Desconfio do tempo...todo a mais como o palpável, o resto maior.
O medo envelhece mais rapidamente e a velhice morre de medo que a vida piore ainda.
A superfície arredonda-se e endurece-se de uma dor aguda e ácida.
O saber corrosivo chega mais longe e ressuscita mais do que eu pedi.
Juro, não fui eu quem desejei.
Culpo-me do desejo.
Volto a culpar-me dele com os apêndices todos...O processo é maior neles que no corpo.
Kafkianamente demoro cada interlúdio e floreio-lhe o já de si demorado tempo. A mais, a mais como o corpo, demasiadamente enrolado e tendido, ininterruptamente como o resto colado a ele.

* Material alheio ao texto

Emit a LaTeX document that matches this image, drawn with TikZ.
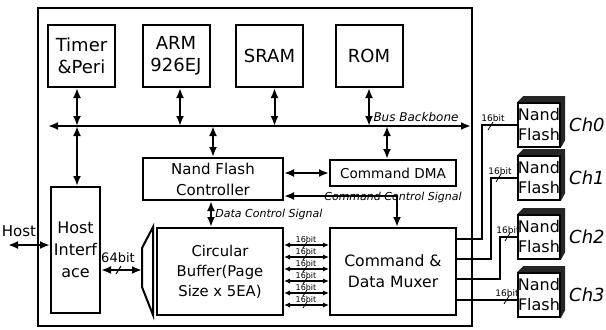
\documentclass[tikz,border=0pt]{standalone}
\usepackage{fontspec}
\setmainfont{DejaVu Sans}
\usetikzlibrary{arrows.meta,positioning,calc}
\tikzstyle{unit} = [rectangle, draw, line width=1pt, fill=white,
align=center, inner sep=0pt, font=\fontsize{7.5}{10.5}\selectfont]
\tikzstyle{core} = [unit, minimum width=33.5pt, minimum height=31pt,
font=\fontsize{9}{11}\selectfont]
\tikzstyle{nand} = [rectangle, draw, line width=0.8pt, fill=white,
align=center, inner sep=0pt, minimum width=21pt, minimum height=22pt,
font=\fontsize{8}{10}\selectfont]
\tikzstyle{line} = [draw, {Latex[length=5pt,width=4pt]}-{Latex[length=5pt,width=4pt]}, line width=1pt]
\tikzstyle{oneway} = [draw, -{Latex[length=5pt,width=4pt]}, line width=1pt]
\tikzstyle{lane} = [draw, {Latex[length=3pt,width=2.6pt]}-{Latex[length=3pt,width=2.6pt]}, line width=0.7pt]
\tikzstyle{chan} = [draw, line width=0.8pt]
\tikzstyle{sig} = [inner sep=0pt, font=\fontsize{5.5}{6}\selectfont\itshape]
\tikzstyle{bits} = [inner sep=0pt, font=\fontsize{4.5}{5}\selectfont]

\begin{document}
\begin{tikzpicture}[x=0.5pt, y=-0.5pt]
	\useasboundingbox (0,0) rectangle (606,329);
	% Place nodes
	\node [draw, line width=1.2pt, minimum width=217pt, minimum height=159pt,
	inner sep=0pt] (soc) at (255,167) {};
	\node [core] (timer) at (81.5,56) {Timer\\\&Peri};
	\node [core, right of=timer, node distance=47.25pt] (arm) {ARM\\926EJ};
	\node [core, right of=arm, node distance=46.75pt] (sram) {SRAM};
	\node [core, right of=sram, node distance=49.75pt] (rom) {ROM};
	\node [unit, minimum width=70pt, minimum height=21pt] (nfc) at (213,179)
	{Nand Flash\\Controller};
	\node [unit, minimum width=63pt, minimum height=13pt,
	font=\fontsize{6.8}{8}\selectfont] (cdma) at (393,173) {Command DMA};
	\node [unit, minimum width=24.5pt, minimum height=63pt,
	font=\fontsize{8}{11}\selectfont] (hif) at (75.5,250) {Host\\Interf\\ace};
	\node [unit, minimum width=63pt, minimum height=43.5pt,
	font=\fontsize{7.4}{10}\selectfont] (cbuf) at (220,271.5)
	{Circular\\Buffer(Page\\Size x 5EA)};
	\node [unit, minimum width=63pt, minimum height=43.5pt, right of=cbuf,
	node distance=86.5pt, font=\fontsize{7.8}{10.5}\selectfont] (mux)
	{Command \&\\Data Muxer};
	\draw [line width=1pt] (142,248) -- (153,227) -- (153,315) -- (142,287) -- cycle;
	\foreach \i/\y in {0/125,1/178,2/237,3/295} {
		\node [nand] (nf\i) at (539,\y) {Nand\\Flash};
		\fill [black!85] (nf\i.north west) -- ++(6,-6) -- ++(42,0) -- ++(0,44)
		-- (nf\i.south east) -- (nf\i.north east) -- cycle;
		\node [right=4pt of nf\i.east, inner sep=0pt,
		font=\fontsize{9}{9}\selectfont\itshape] (ch\i) {Ch\i};
	}
	% Bus backbone
	\coordinate (busL) at (48,126);
	\coordinate (busR) at (471,126);
	\coordinate (tap) at (77,126);
	\path [line] (busL) -- (busR);
	\node [sig, font=\fontsize{6}{6}\selectfont\itshape] (busname) at (416,117)
	{Bus Backbone};
	\path [line] (tap |- timer.south) -- (tap);
	\path [line] (tap) -- (tap |- hif.north);
	\path [line] ([xshift=2pt]arm.south) -- ([xshift=2pt]arm.south |- busL);
	\path [line] ([xshift=2.5pt]sram.south) -- ([xshift=2.5pt]sram.south |- busL);
	\path [line] (rom.south) -- (rom.south |- busL);
	\path [line] (nfc.north) -- (nfc.north |- busL);
	\path [line] ([xshift=-3pt]cdma.north) -- ([xshift=-3pt]cdma.north |- busL);
	% Controller and DMA
	\path [line] (nfc.east |- cdma) -- (cdma.west);
	\coordinate (ccs) at (397,196);
	\path [oneway] (ccs) -- (nfc.east |- ccs);
	\path [oneway] (ccs) -- (ccs |- mux.north);
	\node [sig] (ccsname) at (393,197) {Command Control Signal};
	\coordinate (dcs) at (211,214);
	\path [line] (nfc.south -| dcs) -- (cbuf.north -| dcs);
	\node [sig, anchor=west] (dcsname) at (215,214) {Data Control Signal};
	% Host side
	\coordinate (host) at (8,245);
	\path [line] (host) -- (hif.west |- host);
	\node [inner sep=0pt, font=\fontsize{7.5}{8}\selectfont] (hostname) at (19,231)
	{Host};
	\coordinate (bufin) at (142,270);
	\path [line] (hif.east |- bufin) -- (bufin);
	\draw [line width=0.5pt] (116,274) -- ++(5,-8);
	\node [inner sep=0pt, font=\fontsize{6.5}{6.5}\selectfont] (wide) at (118,258) {64bit};
	% Buffer to muxer lanes
	\foreach \y in {245,257,...,305} {
		\path [lane] (cbuf.east |- 0,\y) -- (mux.west |- 0,\y);
		\node [bits, font=\fontsize{4}{4}\selectfont] at (306,\y-5) {16bit};
		\draw [line width=0.4pt] (303,\y+3) -- ++(4,-6);
	}
	% Channels
	\path [chan] (mux.east |- 0,239) -| (nf0.west -| 482,0) -- (nf0.west);
	\path [chan] (mux.east |- 0,259) -| (nf1.west -| 491,0) -- (nf1.west);
	\path [chan] (mux.east |- 0,279) -| (nf2.west -| 500,0) -- (nf2.west);
	\path [chan] (mux.east |- 0,300) -- (nf3.west |- 0,300);
	\node [bits] at (493,118) {16bit};
	\draw [line width=0.4pt] (488,130) -- ++(5,-8);
	\node [bits] at (500,171) {16bit};
	\draw [line width=0.4pt] (496,182) -- ++(5,-8);
	\node [bits] at (508,230) {16bit};
	\draw [line width=0.4pt] (505,241) -- ++(5,-8);
	\node [bits] at (507,293) {16bit};
	\draw [line width=0.4pt] (504,304) -- ++(5,-8);
\end{tikzpicture}
\end{document}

Demoro-me a chamá-lo, recuso-me na chama e queimo-me a cada precipitação para o caminho que sei ser mais certo. Interrompo cada passo concreto, justifico cada incerteza com a minha falibilidade, demoro outra vez, outra e outra. Culpo-me agora mais da demora e demoro-me mais a culpá-la que a restringir o tempo sempre a mais que se lhe vai juntando. Envergonho-me da culpa toda junta, tão grande para alguém tão menor.